### Exercise task
Repeat every line of the data exactly, but not the pictures.

### Provided material
▽

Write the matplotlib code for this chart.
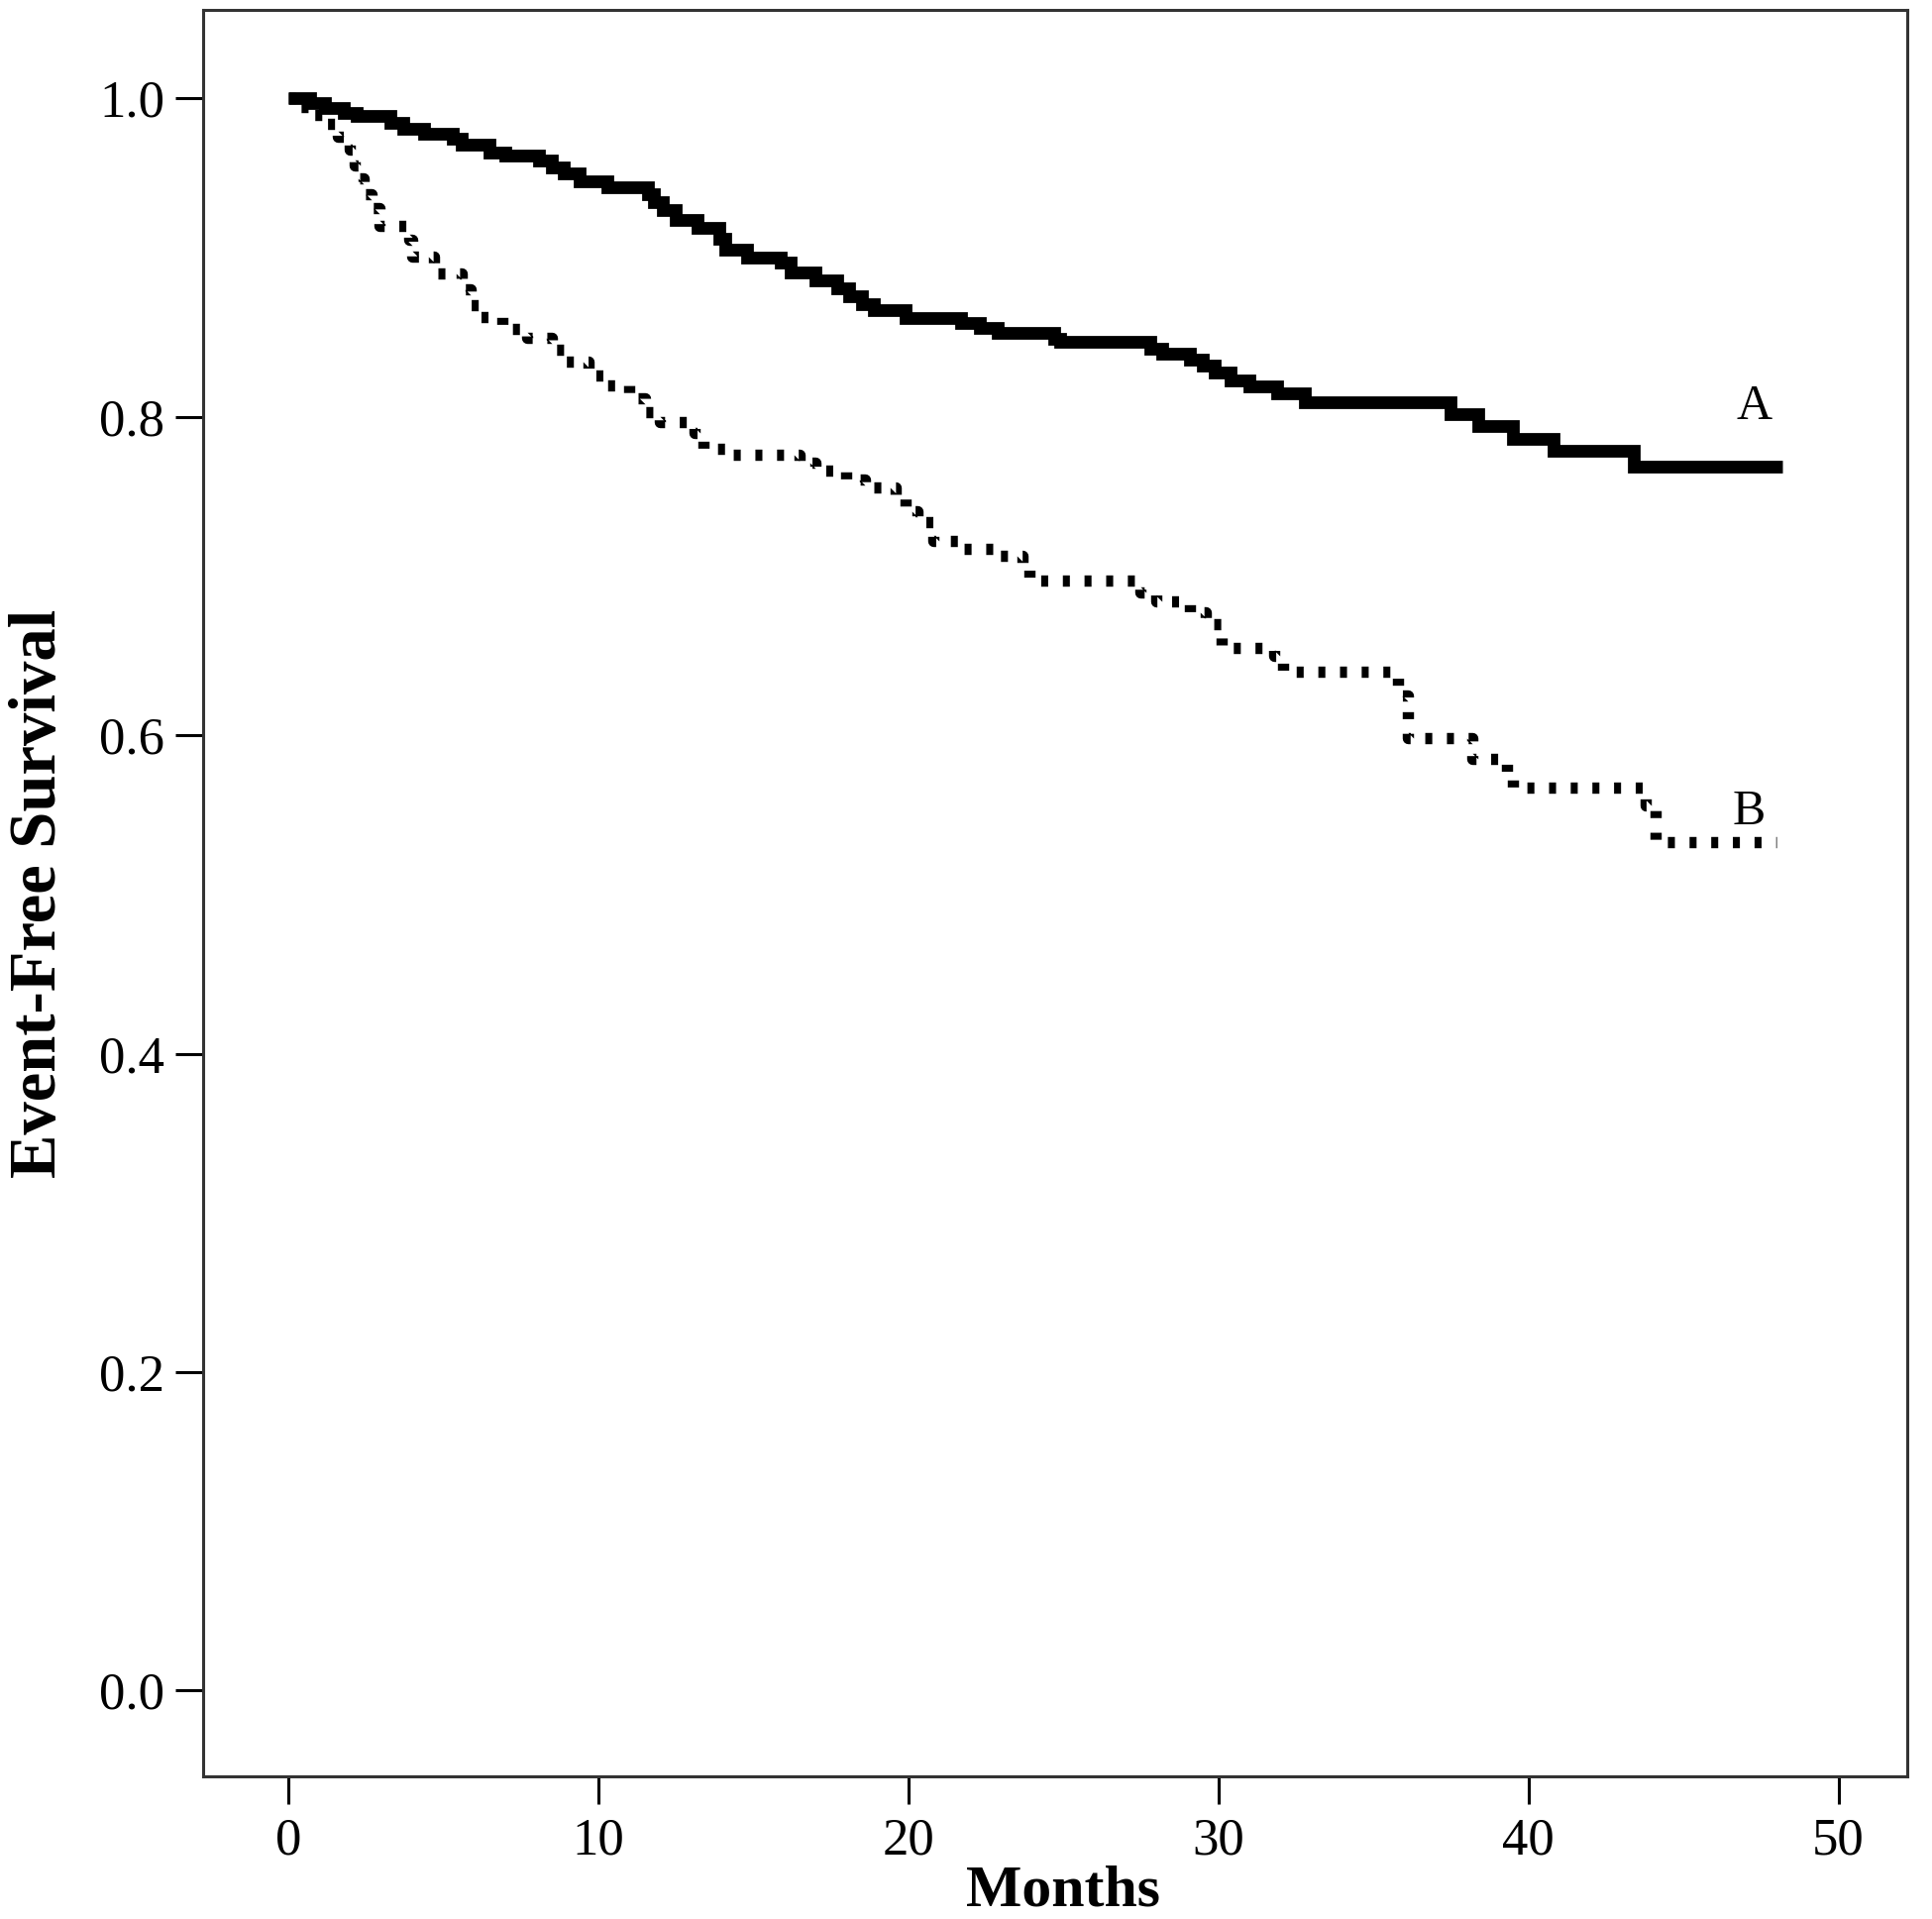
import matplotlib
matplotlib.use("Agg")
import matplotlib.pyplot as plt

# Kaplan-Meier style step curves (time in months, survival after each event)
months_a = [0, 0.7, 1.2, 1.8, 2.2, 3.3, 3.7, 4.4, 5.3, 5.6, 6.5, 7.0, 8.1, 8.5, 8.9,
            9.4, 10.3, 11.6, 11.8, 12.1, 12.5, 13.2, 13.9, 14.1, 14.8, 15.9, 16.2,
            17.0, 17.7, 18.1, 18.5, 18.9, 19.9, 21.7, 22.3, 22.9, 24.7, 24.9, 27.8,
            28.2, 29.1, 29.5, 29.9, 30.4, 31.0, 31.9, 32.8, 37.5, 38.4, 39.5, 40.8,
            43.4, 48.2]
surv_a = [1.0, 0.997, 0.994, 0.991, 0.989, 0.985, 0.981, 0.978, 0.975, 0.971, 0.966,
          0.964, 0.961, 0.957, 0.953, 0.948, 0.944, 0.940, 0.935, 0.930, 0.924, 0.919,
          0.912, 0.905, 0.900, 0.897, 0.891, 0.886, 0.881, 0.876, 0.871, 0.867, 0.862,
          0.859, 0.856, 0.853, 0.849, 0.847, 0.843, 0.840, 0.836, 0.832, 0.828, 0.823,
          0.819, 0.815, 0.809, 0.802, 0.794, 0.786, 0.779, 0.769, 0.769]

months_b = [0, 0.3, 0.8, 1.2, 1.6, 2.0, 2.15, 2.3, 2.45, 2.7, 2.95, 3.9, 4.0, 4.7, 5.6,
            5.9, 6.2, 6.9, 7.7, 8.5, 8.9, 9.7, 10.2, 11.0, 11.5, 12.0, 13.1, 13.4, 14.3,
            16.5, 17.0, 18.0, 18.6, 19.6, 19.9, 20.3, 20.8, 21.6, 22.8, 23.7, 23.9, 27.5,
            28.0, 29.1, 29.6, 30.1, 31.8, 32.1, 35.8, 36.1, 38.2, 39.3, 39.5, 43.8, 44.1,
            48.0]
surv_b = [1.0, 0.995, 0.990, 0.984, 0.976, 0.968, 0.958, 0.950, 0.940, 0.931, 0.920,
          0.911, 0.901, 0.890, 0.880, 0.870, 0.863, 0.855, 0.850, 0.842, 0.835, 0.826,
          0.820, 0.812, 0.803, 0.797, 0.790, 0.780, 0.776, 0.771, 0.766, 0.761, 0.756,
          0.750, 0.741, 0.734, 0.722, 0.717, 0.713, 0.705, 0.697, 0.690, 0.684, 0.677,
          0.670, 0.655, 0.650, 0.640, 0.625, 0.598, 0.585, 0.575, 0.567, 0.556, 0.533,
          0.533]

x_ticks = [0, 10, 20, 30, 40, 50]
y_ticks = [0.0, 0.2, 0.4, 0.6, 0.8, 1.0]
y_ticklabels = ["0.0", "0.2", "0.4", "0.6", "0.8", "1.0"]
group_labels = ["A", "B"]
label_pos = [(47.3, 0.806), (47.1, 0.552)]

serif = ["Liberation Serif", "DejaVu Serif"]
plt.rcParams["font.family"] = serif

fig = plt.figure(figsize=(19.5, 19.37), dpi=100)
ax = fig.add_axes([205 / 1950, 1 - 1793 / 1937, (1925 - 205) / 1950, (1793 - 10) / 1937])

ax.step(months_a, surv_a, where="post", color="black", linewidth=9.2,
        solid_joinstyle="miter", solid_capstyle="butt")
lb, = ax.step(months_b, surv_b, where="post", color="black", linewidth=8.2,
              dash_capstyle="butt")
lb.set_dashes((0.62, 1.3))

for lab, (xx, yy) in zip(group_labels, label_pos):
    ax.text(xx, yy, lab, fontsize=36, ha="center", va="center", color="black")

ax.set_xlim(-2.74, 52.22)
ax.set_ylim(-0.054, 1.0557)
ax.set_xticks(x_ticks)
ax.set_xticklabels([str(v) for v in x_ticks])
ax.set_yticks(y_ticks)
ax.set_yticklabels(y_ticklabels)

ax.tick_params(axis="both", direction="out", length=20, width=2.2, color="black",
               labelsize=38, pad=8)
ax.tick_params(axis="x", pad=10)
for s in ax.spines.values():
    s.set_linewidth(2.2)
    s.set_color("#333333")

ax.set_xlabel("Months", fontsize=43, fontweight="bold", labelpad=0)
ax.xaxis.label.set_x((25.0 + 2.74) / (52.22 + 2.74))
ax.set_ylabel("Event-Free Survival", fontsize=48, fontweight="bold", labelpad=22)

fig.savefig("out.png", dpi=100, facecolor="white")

△

### Result of this exercise
Write the matplotlib code for this chart.
import matplotlib
matplotlib.use("Agg")
import matplotlib.pyplot as plt

# Kaplan-Meier style step curves (time in months, survival after each event)
months_a = [0, 0.7, 1.2, 1.8, 2.2, 3.3, 3.7, 4.4, 5.3, 5.6, 6.5, 7.0, 8.1, 8.5, 8.9,
            9.4, 10.3, 11.6, 11.8, 12.1, 12.5, 13.2, 13.9, 14.1, 14.8, 15.9, 16.2,
            17.0, 17.7, 18.1, 18.5, 18.9, 19.9, 21.7, 22.3, 22.9, 24.7, 24.9, 27.8,
            28.2, 29.1, 29.5, 29.9, 30.4, 31.0, 31.9, 32.8, 37.5, 38.4, 39.5, 40.8,
            43.4, 48.2]
surv_a = [1.0, 0.997, 0.994, 0.991, 0.989, 0.985, 0.981, 0.978, 0.975, 0.971, 0.966,
          0.964, 0.961, 0.957, 0.953, 0.948, 0.944, 0.940, 0.935, 0.930, 0.924, 0.919,
          0.912, 0.905, 0.900, 0.897, 0.891, 0.886, 0.881, 0.876, 0.871, 0.867, 0.862,
          0.859, 0.856, 0.853, 0.849, 0.847, 0.843, 0.840, 0.836, 0.832, 0.828, 0.823,
          0.819, 0.815, 0.809, 0.802, 0.794, 0.786, 0.779, 0.769, 0.769]

months_b = [0, 0.3, 0.8, 1.2, 1.6, 2.0, 2.15, 2.3, 2.45, 2.7, 2.95, 3.9, 4.0, 4.7, 5.6,
            5.9, 6.2, 6.9, 7.7, 8.5, 8.9, 9.7, 10.2, 11.0, 11.5, 12.0, 13.1, 13.4, 14.3,
            16.5, 17.0, 18.0, 18.6, 19.6, 19.9, 20.3, 20.8, 21.6, 22.8, 23.7, 23.9, 27.5,
            28.0, 29.1, 29.6, 30.1, 31.8, 32.1, 35.8, 36.1, 38.2, 39.3, 39.5, 43.8, 44.1,
            48.0]
surv_b = [1.0, 0.995, 0.990, 0.984, 0.976, 0.968, 0.958, 0.950, 0.940, 0.931, 0.920,
          0.911, 0.901, 0.890, 0.880, 0.870, 0.863, 0.855, 0.850, 0.842, 0.835, 0.826,
          0.820, 0.812, 0.803, 0.797, 0.790, 0.780, 0.776, 0.771, 0.766, 0.761, 0.756,
          0.750, 0.741, 0.734, 0.722, 0.717, 0.713, 0.705, 0.697, 0.690, 0.684, 0.677,
          0.670, 0.655, 0.650, 0.640, 0.625, 0.598, 0.585, 0.575, 0.567, 0.556, 0.533,
          0.533]

x_ticks = [0, 10, 20, 30, 40, 50]
y_ticks = [0.0, 0.2, 0.4, 0.6, 0.8, 1.0]
y_ticklabels = ["0.0", "0.2", "0.4", "0.6", "0.8", "1.0"]
group_labels = ["A", "B"]
label_pos = [(47.3, 0.806), (47.1, 0.552)]

serif = ["Liberation Serif", "DejaVu Serif"]
plt.rcParams["font.family"] = serif

fig = plt.figure(figsize=(19.5, 19.37), dpi=100)
ax = fig.add_axes([205 / 1950, 1 - 1793 / 1937, (1925 - 205) / 1950, (1793 - 10) / 1937])

ax.step(months_a, surv_a, where="post", color="black", linewidth=9.2,
        solid_joinstyle="miter", solid_capstyle="butt")
lb, = ax.step(months_b, surv_b, where="post", color="black", linewidth=8.2,
              dash_capstyle="butt")
lb.set_dashes((0.62, 1.3))

for lab, (xx, yy) in zip(group_labels, label_pos):
    ax.text(xx, yy, lab, fontsize=36, ha="center", va="center", color="black")

ax.set_xlim(-2.74, 52.22)
ax.set_ylim(-0.054, 1.0557)
ax.set_xticks(x_ticks)
ax.set_xticklabels([str(v) for v in x_ticks])
ax.set_yticks(y_ticks)
ax.set_yticklabels(y_ticklabels)

ax.tick_params(axis="both", direction="out", length=20, width=2.2, color="black",
               labelsize=38, pad=8)
ax.tick_params(axis="x", pad=10)
for s in ax.spines.values():
    s.set_linewidth(2.2)
    s.set_color("#333333")

ax.set_xlabel("Months", fontsize=43, fontweight="bold", labelpad=0)
ax.xaxis.label.set_x((25.0 + 2.74) / (52.22 + 2.74))
ax.set_ylabel("Event-Free Survival", fontsize=48, fontweight="bold", labelpad=22)

fig.savefig("out.png", dpi=100, facecolor="white")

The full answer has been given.